Greece sits in the center of an unstable region with lukewarm ties to the European Union, but it remains a force of stability and a strong EU member, especially in its role in Europe’s new Permanent Structured Cooperation (PESCO) on security and defence.
Relations have been worsening between the EU and Turkey, to Greece’s east, as Turkish President Recep Tayyip Erdogan rules in an increasingly authoritarian manner and bolsters relations with countries like Russia. The small island nation Cyprus, south of Turkey, remains occupied by Turkish Cypriots claiming the northern part of the island for themselves, while the EU recognises the entire island as an EU member state. The historically unstable Balkan countries lie to Greece’s north. Meanwhile, Greece itself is a landing spot for refugees fleeing war in Syria and instability across North Africa, which is separated from Greece only by the Mediterranean Sea.
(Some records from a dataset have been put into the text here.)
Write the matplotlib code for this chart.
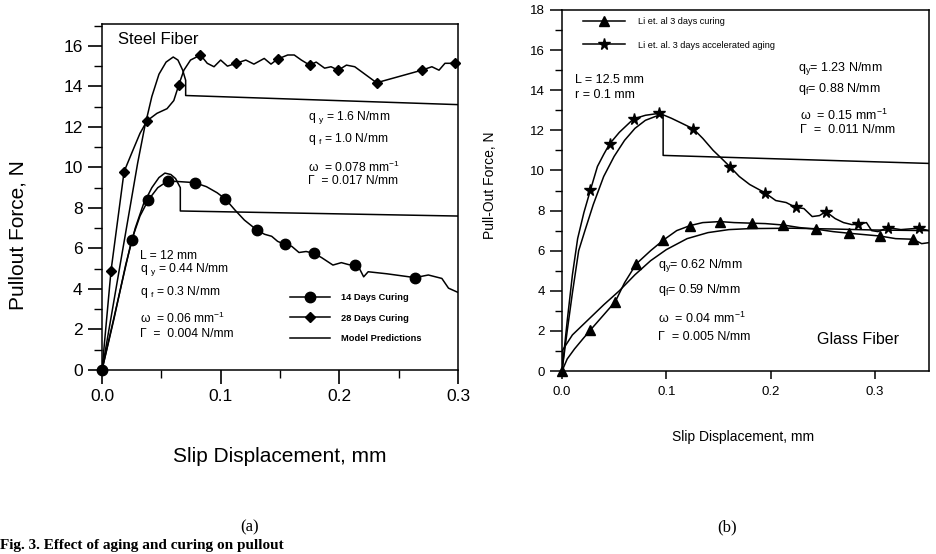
import matplotlib
matplotlib.use("Agg")
import matplotlib.pyplot as plt
from matplotlib.lines import Line2D
from matplotlib.ticker import MultipleLocator

plt.rcParams["font.family"] = ["Liberation Sans", "DejaVu Sans"]
plt.rcParams["mathtext.fontset"] = "custom"
plt.rcParams["mathtext.rm"] = "Liberation Sans"
plt.rcParams["mathtext.it"] = "Liberation Sans:italic"

# ---- (a) steel fiber ----
d14_x = [0, 0.025, 0.032, 0.039, 0.047, 0.0554, 0.065, 0.078, 0.088, 0.097, 0.104, 0.112,
         0.120, 0.1305, 0.137, 0.143, 0.148, 0.154, 0.160, 0.166, 0.172, 0.1786, 0.185,
         0.1946, 0.2017, 0.208, 0.213, 0.217, 0.2205, 0.2243, 0.240, 0.2638, 0.275, 0.2864,
         0.292, 0.300]
d14_y = [0, 6.42, 7.6, 8.39, 9.0, 9.33, 9.3, 9.25, 9.05, 8.75, 8.44, 7.9,
         7.4, 6.91, 6.7, 6.6, 6.35, 6.2, 6.1, 5.8, 5.85, 5.76, 5.55,
         5.18, 5.3, 5.2, 5.18, 5.0, 4.6, 4.85, 4.75, 4.56, 4.69, 4.52,
         4.04, 3.83]
d14_mx = [0, 0.025, 0.039, 0.0554, 0.078, 0.104, 0.1305, 0.154, 0.1786, 0.213, 0.2638]
d14_my = [0, 6.42, 8.39, 9.33, 9.25, 8.44, 6.91, 6.2, 5.76, 5.18, 4.56]

d28_x = [0, 0.0076, 0.0186, 0.025, 0.032, 0.0379, 0.0463, 0.0548, 0.0605, 0.0647,
         0.069, 0.0746, 0.083, 0.0887, 0.0944, 0.1, 0.1057, 0.113, 0.1212, 0.128,
         0.1367, 0.1424, 0.148, 0.1565, 0.162, 0.168, 0.175, 0.1805, 0.1876, 0.193,
         0.199, 0.206, 0.213, 0.2186, 0.2314, 0.2695, 0.278, 0.284, 0.289, 0.2977]
d28_y = [0, 4.9, 9.79, 10.7, 11.68, 12.3, 12.67, 12.9, 13.3, 14.07,
         14.8, 15.3, 15.55, 15.14, 14.97, 15.3, 15.0, 15.14, 15.3, 15.1,
         15.38, 15.1, 15.35, 15.55, 15.55, 15.3, 15.05, 15.2, 14.9, 14.97,
         14.8, 15.05, 14.97, 14.73, 14.18, 14.8, 14.97, 14.8, 15.14, 15.14]
d28_mx = [0.0076, 0.0186, 0.0379, 0.0647, 0.083, 0.113, 0.148, 0.175, 0.199, 0.2314, 0.2695, 0.2977]
d28_my = [4.9, 9.79, 12.3, 14.07, 15.55, 15.14, 15.35, 15.05, 14.8, 14.18, 14.8, 15.14]

sm_hi_x = [0, 0.02, 0.03, 0.036, 0.042, 0.048, 0.054, 0.06, 0.064, 0.068, 0.0705, 0.0705, 0.3]
sm_hi_y = [0, 6.8, 10.2, 12.0, 13.5, 14.6, 15.2, 15.45, 15.3, 14.8, 14.3, 13.55, 13.1]
sm_lo_x = [0, 0.01, 0.02, 0.028, 0.035, 0.042, 0.048, 0.053, 0.058, 0.062, 0.066, 0.066, 0.3]
sm_lo_y = [0, 2.5, 5.2, 7.0, 8.2, 9.0, 9.5, 9.72, 9.65, 9.45, 9.0, 7.85, 7.6]

# ---- (b) glass fiber ----
tri_x = [0, 0.005, 0.012, 0.02, 0.0272, 0.04, 0.0511, 0.06, 0.0712, 0.085, 0.0973, 0.11,
         0.1228, 0.135, 0.1515, 0.165, 0.182, 0.195, 0.212, 0.228, 0.244, 0.26, 0.275,
         0.29, 0.305, 0.32, 0.3366, 0.345, 0.352]
tri_y = [0, 0.6, 1.1, 1.6, 2.04, 2.8, 3.46, 4.4, 5.34, 6.0, 6.53, 7.0,
         7.25, 7.4, 7.45, 7.4, 7.37, 7.35, 7.28, 7.15, 7.07, 6.95, 6.87,
         6.8, 6.73, 6.6, 6.57, 6.35, 6.4]
tri_mx = [0, 0.0272, 0.0511, 0.0712, 0.0973, 0.1228, 0.1515, 0.182, 0.212, 0.244, 0.275, 0.305, 0.3366]
tri_my = [0, 2.04, 3.46, 5.34, 6.53, 7.25, 7.45, 7.37, 7.28, 7.07, 6.87, 6.73, 6.57]

star_x = [0, 0.005, 0.01, 0.015, 0.021, 0.0273, 0.034, 0.04, 0.0456, 0.055,
          0.0686, 0.08, 0.0935, 0.105, 0.115, 0.126, 0.135, 0.145, 0.153, 0.161,
          0.17, 0.18, 0.1945, 0.205, 0.215, 0.224, 0.232, 0.24, 0.247, 0.253,
          0.262, 0.27, 0.278, 0.284, 0.292, 0.297, 0.303, 0.3125, 0.325, 0.342, 0.352]
star_y = [0, 2.5, 4.8, 6.6, 7.9, 9.03, 10.2, 10.8, 11.32, 11.9,
          12.57, 12.75, 12.85, 12.6, 12.35, 12.07, 11.6, 11.0, 10.6, 10.19,
          9.7, 9.3, 8.89, 8.5, 8.4, 8.16, 8.1, 7.7, 7.75, 7.95,
          7.6, 7.4, 7.3, 7.32, 7.4, 7.0, 6.95, 7.15, 7.05, 7.12, 7.0]
star_mx = [0.0273, 0.0456, 0.0686, 0.0935, 0.126, 0.161, 0.1945, 0.224, 0.253, 0.284, 0.3125, 0.342]
star_my = [9.03, 11.32, 12.57, 12.85, 12.07, 10.19, 8.89, 8.16, 7.95, 7.32, 7.15, 7.12]

gm_hi_x = [0, 0.005, 0.01, 0.016, 0.022, 0.03, 0.04, 0.05, 0.06, 0.07, 0.08, 0.09, 0.097, 0.097, 0.352]
gm_hi_y = [0, 2.0, 3.9, 6.0, 7.0, 8.3, 9.7, 10.7, 11.5, 12.1, 12.5, 12.7, 12.75, 10.75, 10.35]
gm_lo_x = [0, 0, 0.01, 0.025, 0.04, 0.055, 0.07, 0.085, 0.1, 0.12, 0.14, 0.16, 0.18, 0.22, 0.26, 0.3, 0.352]
gm_lo_y = [0, 1.0, 1.8, 2.55, 3.3, 4.0, 4.8, 5.5, 6.05, 6.6, 6.9, 7.05, 7.1, 7.12, 7.08, 7.03, 7.0]

W, H = 937, 554
fig = plt.figure(figsize=(W / 100, H / 100), dpi=100)


def px(x, y):
    return x / W, 1 - y / H


def ptext(x, y, s, **kw):
    kw.setdefault("va", "center")
    kw.setdefault("ha", "left")
    fig.text(*px(x, y), s, **kw)


LW = 1.1

# ---------------- left panel ----------------
ax1 = fig.add_axes([102 / W, 1 - 370 / H, 356 / W, 346 / H])
ax1.plot(d14_x, d14_y, color="k", lw=LW)
ax1.plot(d14_mx, d14_my, ls="none", marker="o", ms=7.5, color="k", clip_on=False)
ax1.plot(d28_x, d28_y, color="k", lw=LW)
ax1.plot(d28_mx, d28_my, ls="none", marker="D", ms=5, color="k", clip_on=False)
ax1.plot(sm_hi_x, sm_hi_y, color="k", lw=LW)
ax1.plot(sm_lo_x, sm_lo_y, color="k", lw=LW)
ax1.set_xlim(0, 0.3)
ax1.set_ylim(0, 17.08)
ax1.xaxis.set_minor_locator(MultipleLocator(0.05))
ax1.yaxis.set_minor_locator(MultipleLocator(1))
ax1.set_yticks(range(0, 17, 2))
ax1.set_xticks([0, 0.1, 0.2, 0.3])
ax1.set_xticklabels(["0.0", "0.1", "0.2", "0.3"])
ax1.tick_params(which="major", direction="out", length=10, width=1.2, labelsize=12.5, pad=4)
ax1.tick_params(which="minor", direction="out", length=6, width=1.0)
for s in ax1.spines.values():
    s.set_linewidth(1.1)

h1 = [Line2D([], [], color="k", lw=LW, marker="o", ms=7.5),
      Line2D([], [], color="k", lw=LW, marker="D", ms=5),
      Line2D([], [], color="k", lw=LW)]
ax1.legend(h1, ["14 Days Curing", "28 Days Curing", "Model Predictions"],
           loc="upper left", bbox_to_anchor=((290 - 102) / 356, (370 - 293) / 346),
           frameon=False, prop={"weight": "bold", "size": 6.7},
           handlelength=4.3, handletextpad=1.2, labelspacing=1.25,
           borderpad=0, borderaxespad=0)

ptext(118, 39, "Steel Fiber", fontsize=12)
ptext(308, 118, r"q $_{\mathrm{y}}$ = 1.6 N/mm", fontsize=8.7)
ptext(308, 139, r"q $_{\mathrm{f}}$ = 1.0 N/mm", fontsize=8.7)
ptext(308, 167, r"ω  = 0.078 mm$^{\mathrm{-1}}$", fontsize=8.7)
ptext(308, 181, "Γ  = 0.017 N/mm", fontsize=8.7)

ptext(140, 256, "L = 12 mm", fontsize=8.7)
ptext(140, 270, r"q $_{\mathrm{y}}$ = 0.44 N/mm", fontsize=8.7)
ptext(140, 292, r"q $_{\mathrm{f}}$ = 0.3 N/mm", fontsize=8.7)
ptext(140, 318, r"ω  = 0.06 mm$^{\mathrm{-1}}$", fontsize=8.7)
ptext(140, 334, "Γ  =  0.004 N/mm", fontsize=8.7)

ptext(18, 235, "Pullout Force, N", fontsize=15, rotation=90, ha="center")
ptext(280, 457, "Slip Displacement, mm", fontsize=15, ha="center")

# ---------------- right panel ----------------
ax2 = fig.add_axes([562 / W, 1 - 371 / H, 367 / W, 361 / H])
ax2.plot(tri_x, tri_y, color="k", lw=LW)
ax2.plot(tri_mx, tri_my, ls="none", marker="^", ms=6.5, color="k", clip_on=False)
ax2.plot(star_x, star_y, color="k", lw=LW)
ax2.plot(star_mx, star_my, ls="none", marker="*", ms=8.5, color="k", clip_on=False)
ax2.plot(gm_hi_x, gm_hi_y, color="k", lw=LW)
ax2.plot(gm_lo_x, gm_lo_y, color="k", lw=LW)
ax2.set_xlim(0, 0.352)
ax2.set_ylim(0, 18)
ax2.set_xticks([0, 0.1, 0.2, 0.3])
ax2.set_xticklabels(["0.0", "0.1", "0.2", "0.3"])
ax2.set_yticks(range(0, 19, 2))
ax2.yaxis.set_minor_locator(MultipleLocator(1))
ax2.tick_params(axis="y", which="major", direction="out", length=9, width=1.1, labelsize=9.5)
ax2.tick_params(axis="y", which="minor", direction="out", length=5, width=1.0)
ax2.tick_params(axis="x", which="major", direction="out", length=6, width=1.1, labelsize=9.5, pad=5)
for s in ax2.spines.values():
    s.set_linewidth(1.1)

h2 = [Line2D([], [], color="k", lw=LW, marker="^", ms=6.5),
      Line2D([], [], color="k", lw=LW, marker="*", ms=8.5)]
ax2.legend(h2, ["Li et. al 3 days curing", "Li et. al. 3 days accelerated aging"],
           loc="upper left", bbox_to_anchor=((583 - 562) / 367, (371 - 17) / 361),
           frameon=False, fontsize=6.6, handlelength=4.6, handletextpad=1.4,
           labelspacing=1.6, borderpad=0, borderaxespad=0)

ptext(575, 80, "L = 12.5 mm", fontsize=9)
ptext(575, 95, "r = 0.1 mm", fontsize=9)
ptext(798, 69, r"q$_{\mathrm{y}}$= 1.23 N/mm", fontsize=9)
ptext(798, 89, r"q$_{\mathrm{f}}$= 0.88 N/mm", fontsize=9)
ptext(800, 115, r"ω  = 0.15 mm$^{\mathrm{-1}}$", fontsize=9)
ptext(800, 130, "Γ  =  0.011 N/mm", fontsize=9)

ptext(658, 265, r"q$_{\mathrm{y}}$= 0.62 N/mm", fontsize=9)
ptext(658, 290, r"q$_{\mathrm{f}}$= 0.59 N/mm", fontsize=9)
ptext(658, 318, r"ω  = 0.04 mm$^{\mathrm{-1}}$", fontsize=9)
ptext(658, 337, "Γ  = 0.005 N/mm", fontsize=9)
ptext(817, 340, "Glass Fiber", fontsize=11.5)

ptext(490, 185, "Pull-Out Force, N", fontsize=10, rotation=90, ha="center")
ptext(743, 437, "Slip Displacement, mm", fontsize=10, ha="center")

# captions
ptext(250, 527, "(a)", fontsize=12, ha="center", family="Liberation Serif")
ptext(727, 527, "(b)", fontsize=12, ha="center", family="Liberation Serif")
ptext(0, 552, "Fig. 3. Effect of aging and curing on pullout", fontsize=11,
      va="bottom", family="Liberation Serif", weight="bold")

fig.savefig("out.png", dpi=100)
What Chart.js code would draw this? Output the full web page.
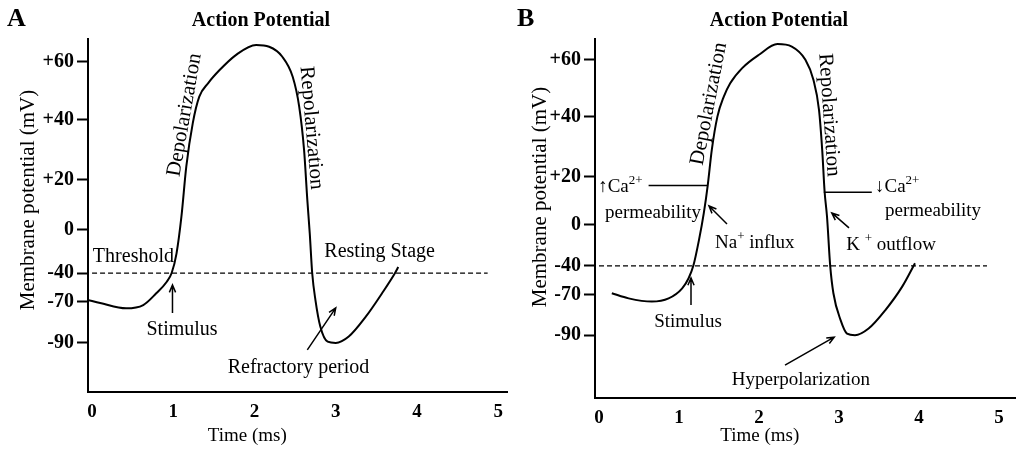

Around 62,000 refugees fleeing violence are now stranded in Greece, the International Rescue Committee estimates, amid a population of nearly 11 million. Between 2014 and 2016, 1.3 million people fleeing conflict and persecution traveled through Greece into Europe. In 2016, Greece helped broker a deal between Turkey and the EU in which Turkey agreed to take back irregular migrants who entered Greece by boat, in exchange for more EU resettlement of Syrians from Turkey, EU financial aid to Turkey, and the easing of EU visa restrictions for Turkish citizens. The deal is not perfect; there has been loud criticism from groups like Amnesty International. Still, it has helped take some of the migration pressure off of the EU, largely thanks to Greece’s go-between diplomacy with Turkey.
Beyond the migrant crisis, Greece has consistently placed emphasis on defence and security writ large. Greece, for example, organised the Rhodes Conference on Security and Stability in the Eastern Mediterranean in 2016 and 2017, bringing together nations from Southeastern Europe, the Mediterranean, and the Gulf to discuss crises and conflicts. Moreover, Greece is one of only a handful of countries that meet NATO’s defence spending requirements, spending around 2.4 percent of GDP on defence. Greece has a long history of substantive defence spending, averaging 6.2 percent of GDP throughout the 1980s, largely due to tensions with Turkey. About 2.7 percent of the Greek labour force is employed by the military, according to 2013 figures.
Now, Greece is becoming a lead nation in Europe’s new Permanent Structured Cooperation, which is arguably the EU’s most serious attempt so far to form closer defence ties. 25 EU member states – excluding the UK, Denmark, and Malta – signed on to PESCO in December 2017. Each member state involved has agreed to invest in shared capability projects and to coordinate joint missions. So far, 17 initial projects have been planned. Greece is a leading nation on two of them: Upgrade of Maritime Surveillance, and Cyber Threats and Incident Response Information Sharing Platform. The former will integrate land-based surveillance systems, maritime, and air platforms in order to distribute information in real-time to member states. The latter will develop more active cyber defence measures to mitigate cyber risks by focusing on sharing cyber threat intelligence through a networked platform for member states.
Greece’s Minister of Foreign Affairs, in a joint declaration with the foreign affairs ministers of Bulgaria and Romania, said he welcomes the signing of PESCO and looks forward to its swift implementation.
In addition to its contributions to PESCO, Greece currently participates in seven of the 15 ongoing EU Common Security and Defence Policy operations and missions, and it is the leading Framework Nation for an EU Battlegroup ready for rapid deployment. Greece is one of the only EU countries with national headquarters – in Larissa – that has sufficient capacity to command a European operation, along with France, Italy, and Germany.